Dans cette logique, les institutions – l’école, l’hôpital, l’armée, l’Église elle-même dans sa version moderne – se constituent comme relais d’un pouvoir qui ne se reconnaît pas comme tel. Freud avait perçu que l’école en particulier ne peut se penser autrement que comme substitut précaire de l’instance parentale. Elle n’est pas là pour former des disciples éternels mais pour permettre à l’élève de se séparer, de se passer du maître. C’est en cela que le rôle du professeur devrait s’effacer derrière le savoir, se dépersonnaliser, afin de ne pas obturer le champ de la science. Le style singulier du maître peut séduire, fasciner, mais il doit aussi s’effacer pour laisser place à l’acte d’apprendre, c’est-à-dire à la possibilité de se séparer.

Or c’est précisément là que se loge l’impasse contemporaine. Le transfert, nous dit Freud, prend toujours une tournure paranoïaque. La relation au maître, qu’il soit professeur, médecin, chef militaire ou religieux, se charge d’ambivalence, puis de haine. On ne pardonne pas à celui qui n’organise pas lui-même sa propre disparition. Freud savait, dès le cas Dora, que l’élégance analytique consiste à mettre fin au transfert au moment où il menace de se transformer en persécution. Il en a fait la démonstration encore avec l’Homme aux loups (une analyse sans fin) : savoir se retirer, et non s’accrocher comme une moule à son rocher. L’institution moderne, elle, ne sait plus se retirer : elle s’agrippe à sa position, elle décharite, et récolte en retour la violence des sujets qu’elle prétend encadrer.

C’est ici qu’intervient le rapport de Freud à Nietzsche, qui éclaire cette question. Dans son Autoprésentation, Freud confie qu’il s’était abstenu longtemps de lire Nietzsche pour éviter toute prévention. Car les intuitions du philosophe coïncidaient de manière frappante avec les résultats péniblement acquis de la psychanalyse. Illusion d’un déjà-là, dette imaginaire de l’élève envers le maître, dette qui, fantasmatique, devient impossible à solder. Mais Freud découvre aussi que Nietzsche n’avait jamais « expérimenté » ce dont il parlait : ses intuitions fulgurantes n’avaient pas traversé l’épreuve de la clinique. Ce n’est pas tant le Crépuscule des idoles que nous vivons, mais bien leur retour en force, sous des formes renouvelées. Les idoles ne s’effondrent pas : elles se reconstituent dans les institutions modernes, se glissent dans les discours de la science, se parent des habits du progrès et de la rationalité.
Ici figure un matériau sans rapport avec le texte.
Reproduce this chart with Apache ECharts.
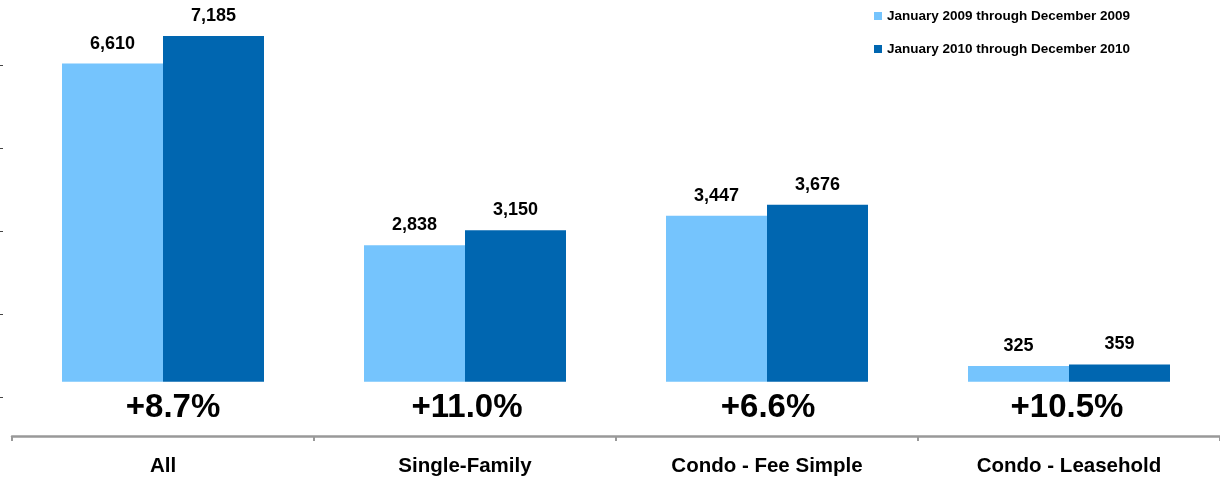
<!DOCTYPE html>
<html>
<head>
<meta charset="utf-8">
<script src="https://cdn.jsdelivr.net/npm/echarts@6/dist/echarts.min.js"></script>
<style>
html,body{margin:0;padding:0;background:#fff;}
#chart{width:1220px;height:481px;}
</style>
</head>
<body>
<div id="chart"></div>
<script>
var categories = ['All', 'Single-Family', 'Condo - Fee Simple', 'Condo - Leasehold'];
var series2009 = [6610, 2838, 3447, 325];
var series2010 = [7185, 3150, 3676, 359];
var pctLabels = ['+8.7%', '+11.0%', '+6.6%', '+10.5%'];
var legendNames = ['January 2009 through December 2009', 'January 2010 through December 2010'];
var leftTicks = [0, 1, 2, 3, 4];

var FONT = '"Liberation Sans", Arial, Helvetica, sans-serif';
function fmt(v) { return String(v).replace(/\B(?=(\d{3})+(?!\d))/g, ','); }

var pctY = -546;
var pctDx = [10, 2, 1, -2];
var chart = echarts.init(document.getElementById('chart'));
chart.setOption({
  animation: false,
  backgroundColor: '#ffffff',
  textStyle: { fontFamily: FONT },
  legend: {
    orient: 'vertical',
    left: 869,
    top: 3,
    itemWidth: 8,
    itemHeight: 8,
    itemGap: 17,
    icon: 'rect',
    data: legendNames,
    textStyle: { fontFamily: FONT, fontWeight: 'bold', fontSize: 13.5, color: '#000', lineHeight: 16 }
  },
  grid: [
    { left: 12, right: 0, top: 0, bottom: 45, containLabel: false },
    { left: 3, top: 65, height: 332, width: 10 }
  ],
  xAxis: [
    {
      type: 'category',
      data: categories,
      gridIndex: 0,
      axisLine: { onZero: false, lineStyle: { color: '#999999', width: 2.5 } },
      axisTick: { show: true, alignWithLabel: false, length: 5, lineStyle: { color: '#999999', width: 2 } },
      axisLabel: { margin: 20, fontFamily: FONT, fontWeight: 'bold', fontSize: 20.5, color: '#000' }
    },
    { type: 'value', gridIndex: 1, show: false, min: 0, max: 1 }
  ],
  yAxis: [
    { type: 'value', gridIndex: 0, min: -1128, max: 7932, show: false },
    {
      type: 'value', gridIndex: 1, min: 0, max: 4, interval: 1,
      axisLine: { show: false },
      axisTick: { show: true, length: 3, lineStyle: { color: '#444', width: 1 } },
      axisLabel: { show: false },
      splitLine: { show: false }
    }
  ],
  series: [
    {
      name: legendNames[0],
      type: 'bar',
      data: series2009,
      barWidth: 101,
      barGap: '0%',
      itemStyle: { color: '#75C4FD' },
      label: { show: true, position: 'top', distance: 11, formatter: function (p) { return fmt(p.value); },
        fontFamily: FONT, fontWeight: 'bold', fontSize: 18, color: '#000' }
    },
    {
      name: legendNames[1],
      type: 'bar',
      data: series2010,
      barWidth: 101,
      barGap: '0%',
      itemStyle: { color: '#0066B0' },
      label: { show: true, position: 'top', distance: 11, formatter: function (p) { return fmt(p.value); },
        fontFamily: FONT, fontWeight: 'bold', fontSize: 18, color: '#000' }
    },
    {
      type: 'custom',
      silent: true,
      data: pctLabels.map(function (t, i) { return [i, pctY]; }),
      renderItem: function (params, api) {
        var p = api.coord([api.value(0), api.value(1)]);
        var i = params.dataIndex;
        return {
          type: 'text',
          style: {
            text: pctLabels[i],
            x: p[0] + pctDx[i],
            y: p[1],
            align: 'center',
            verticalAlign: 'middle',
            font: 'bold 33px ' + FONT,
            fill: '#000000'
          }
        };
      }
    },
    {
      type: 'scatter', xAxisIndex: 1, yAxisIndex: 1, silent: true, symbolSize: 0,
      data: leftTicks.map(function (v) { return [0, v]; })
    }
  ]
});
</script>
</body>
</html>
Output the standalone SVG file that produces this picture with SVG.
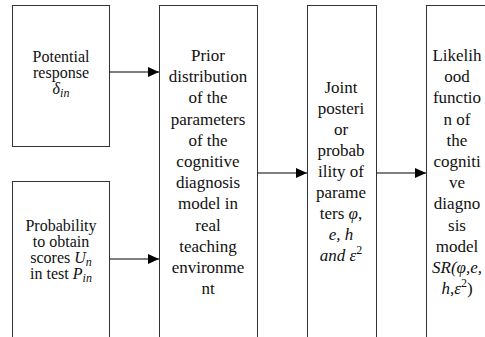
<svg xmlns="http://www.w3.org/2000/svg" width="485" height="337" viewBox="0 0 485 337">
<defs>
<marker id="ah" markerWidth="11" markerHeight="10" refX="11" refY="5" orient="auto" markerUnits="userSpaceOnUse">
<path d="M0,0 L11,5 L0,10 Z" fill="#000"/>
</marker>
<style>
.box{fill:#fff;stroke:#333;stroke-width:1}
text{font-family:'Liberation Serif','Times New Roman',serif;font-size:17px;fill:#111;text-anchor:middle}
.s{font-size:16px}
.i{font-style:italic}
.sub{font-size:12px}
.c{stroke:#000;stroke-width:1.2;fill:none}
</style>
</defs>
<rect width="485" height="337" fill="#fff"/>
<g id="n1">
<rect class="box" x="12.5" y="5.5" width="97" height="141"/>
<text class="s" x="61" y="62">Potential</text>
<text class="s" x="61" y="78">response</text>
<text class="s" x="61" y="94"><tspan class="i">δ</tspan><tspan class="i sub" dy="3">in</tspan></text>
</g>
<g id="n2">
<rect class="box" x="12.5" y="181.5" width="97" height="170"/>
<text class="s" x="61" y="230.5">Probability</text>
<text class="s" x="61" y="246.5">to obtain</text>
<text class="s" x="61" y="262.5">scores <tspan class="i">U</tspan><tspan class="i sub" dy="3">n</tspan></text>
<text class="s" x="61" y="278.5">in test <tspan class="i">P</tspan><tspan class="i sub" dy="3">in</tspan></text>
</g>
<g id="n3">
<rect class="box" x="159.5" y="5.5" width="98" height="345"/>
<text x="208" y="61">Prior</text>
<text x="208" y="82.2">distribution</text>
<text x="208" y="103.4">of the</text>
<text x="208" y="124.6">parameters</text>
<text x="208" y="145.8">of the</text>
<text x="208" y="167">cognitive</text>
<text x="208" y="188.2">diagnosis</text>
<text x="208" y="209.4">model in</text>
<text x="208" y="230.6">real</text>
<text x="208" y="251.8">teaching</text>
<text x="208" y="273">environme</text>
<text x="208" y="294.2">nt</text>
</g>
<g id="n4">
<rect class="box" x="307.5" y="5.5" width="69" height="345"/>
<text x="341" y="93">Joint</text>
<text x="341" y="114">posteri</text>
<text x="341" y="135">or</text>
<text x="341" y="156">probab</text>
<text x="341" y="177">ility of</text>
<text x="341" y="198">parame</text>
<text x="341" y="219">ters <tspan class="i">φ</tspan>,</text>
<text class="i" x="341" y="240">e, h</text>
<text x="341" y="261"><tspan class="i">and ε</tspan><tspan class="sub" dy="-7">2</tspan></text>
</g>
<g id="n5">
<rect class="box" x="426.5" y="5.5" width="64" height="345"/>
<text x="457" y="61">Likelih</text>
<text x="457" y="82.2">ood</text>
<text x="457" y="103.4">functio</text>
<text x="457" y="124.6">n of</text>
<text x="457" y="145.8">the</text>
<text x="457" y="167">cogniti</text>
<text x="457" y="188.2">ve</text>
<text x="457" y="209.4">diagno</text>
<text x="457" y="230.6">sis</text>
<text x="457" y="251.8">model</text>
<text class="i" x="457" y="273">SR(φ,e,</text>
<text x="457" y="294.2"><tspan class="i">h,ε</tspan><tspan class="sub" dy="-7">2</tspan><tspan dy="7">)</tspan></text>
</g>
<g id="connectors">
<line class="c" x1="109.5" y1="72" x2="159" y2="72" marker-end="url(#ah)"/>
<line class="c" x1="109.5" y1="259" x2="159" y2="259" marker-end="url(#ah)"/>
<line class="c" x1="257.5" y1="173" x2="307" y2="173" marker-end="url(#ah)"/>
<line class="c" x1="376.5" y1="173" x2="426" y2="173" marker-end="url(#ah)"/>
</g>
</svg>
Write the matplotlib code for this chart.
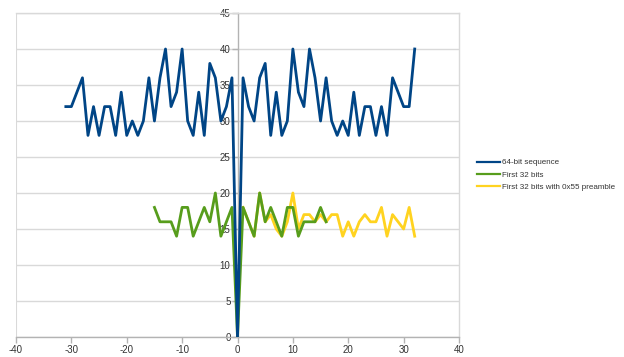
import matplotlib
matplotlib.use("Agg")
import matplotlib.pyplot as plt
import numpy as np

plt.rcParams['font.family'] = ['Liberation Sans', 'DejaVu Sans']
plt.rcParams['axes.unicode_minus'] = False

# 64-bit sequence, lags -31..32
blue_x = list(range(-31, 33))
blue_y = [32, 32, 34, 36, 28, 32, 28, 32, 32, 28, 34, 28, 30, 28, 30, 36,
          30, 36, 40, 32, 34, 40, 30, 28, 34, 28, 38, 36, 30, 32, 36, 0,
          36, 32, 30, 36, 38, 28, 34, 28, 30, 40, 34, 32, 40, 36, 30, 36,
          30, 28, 30, 28, 34, 28, 32, 32, 28, 32, 28, 36, 34, 32, 32, 40]

# First 32 bits, lags -15..16
green_x = list(range(-15, 17))
green_y = [18, 16, 16, 16, 14, 18, 18, 14, 16, 18, 16, 20, 14, 16, 18, 0,
           18, 16, 14, 20, 16, 18, 16, 14, 18, 18, 14, 16, 16, 16, 18, 16]

# First 32 bits with 0x55 preamble, lags 1..32
yellow_x = list(range(1, 33))
yellow_y = [18, 16, 14, 20, 16, 17, 15, 14, 16, 20, 15, 17, 17, 16, 17, 16,
            17, 17, 14, 16, 14, 16, 17, 16, 16, 18, 14, 17, 16, 15, 18, 14]

labels = ["64-bit sequence", "First 32 bits", "First 32 bits with 0x55 preamble"]
colors = ["#004586", "#579D1C", "#FFD320"]

fig = plt.figure(figsize=(6.24, 3.57), dpi=100)
ax = fig.add_axes([16/624, 1-337/357, (459-16)/624, (337-13)/357])

lb, = ax.plot(blue_x, blue_y, color=colors[0], lw=2.0, zorder=4, label=labels[0])
lg, = ax.plot(green_x, green_y, color=colors[1], lw=2.0, zorder=3, label=labels[1])
ly, = ax.plot(yellow_x, yellow_y, color=colors[2], lw=2.0, zorder=2, label=labels[2])

ax.set_xlim(-40, 40)
ax.set_ylim(0, 45)
ax.set_xticks(np.arange(-40, 41, 10))
ax.set_yticks(np.arange(0, 46, 5))

gridc = "#d9d9d9"
ax.grid(axis='y', color=gridc, lw=1, zorder=0)
ax.set_axisbelow(True)

for s in ['top', 'right']:
    ax.spines[s].set_color(gridc)
    ax.spines[s].set_linewidth(1)
ax.spines['bottom'].set_color("#b3b3b3")
ax.spines['bottom'].set_linewidth(1)
ax.spines['left'].set_position(('data', 0))
ax.spines['left'].set_color("#b3b3b3")
ax.spines['left'].set_linewidth(1)
ax.axvline(-40, color=gridc, lw=1.5, zorder=0)

ax.tick_params(axis='both', labelsize=7, colors="#b3b3b3", labelcolor="#333333",
               length=4, width=1, direction='out')
ax.tick_params(axis='y', pad=1)
ax.tick_params(axis='x', pad=2)

leg = ax.legend(handles=[lb, lg, ly], loc='center left',
                bbox_to_anchor=((474 - 16) / 443, 0.5),
                frameon=False, fontsize=5.8, handlelength=2.8, handletextpad=0.3,
                labelspacing=0.6, borderaxespad=0)
for line in leg.get_lines():
    line.set_linewidth(1.6)
for t in leg.get_texts():
    t.set_color("#333333")

fig.savefig("out.png", dpi=100)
Là où Nietzsche annonçait leur mort, Freud en constate la résurrection incessante, parce qu’elles trouvent toujours à se réincarner dans la figure du maître qui refuse de disparaître.

Ce décalage est décisif. Car le « père réel », pour Freud, n’est pas celui de la maison ou du foyer. C’est le père introjecté, idéalisé, haï ou vénéré, celui dont la voix résonne dans l’intime du sujet. Nietzsche, comme plus tard Lacan, parlait depuis cette voix surmoïque – une voix semblable à celle qui fit parler Moïse depuis son buisson ardent. C’est cette voix que Freud a tenté toute sa vie de faire taire, en ouvrant un espace où l’expérience clinique, et non l’inspiration prophétique, vienne faire loi.

Dès lors, on peut avancer ce paradoxe : Freud aurait peut-être dû naître après Lacan. Non pour recevoir son enseignement, mais pour renverser la dette et l’illusion du maître qui précède. Car ce qui se joue dans la psychanalyse, c’est moins l’obéissance à une voix qui commande que l’invention d’un espace où le sujet puisse, enfin, se dégager de la dette imaginaire, se séparer du maître et faire taire en lui la voix du surmoi.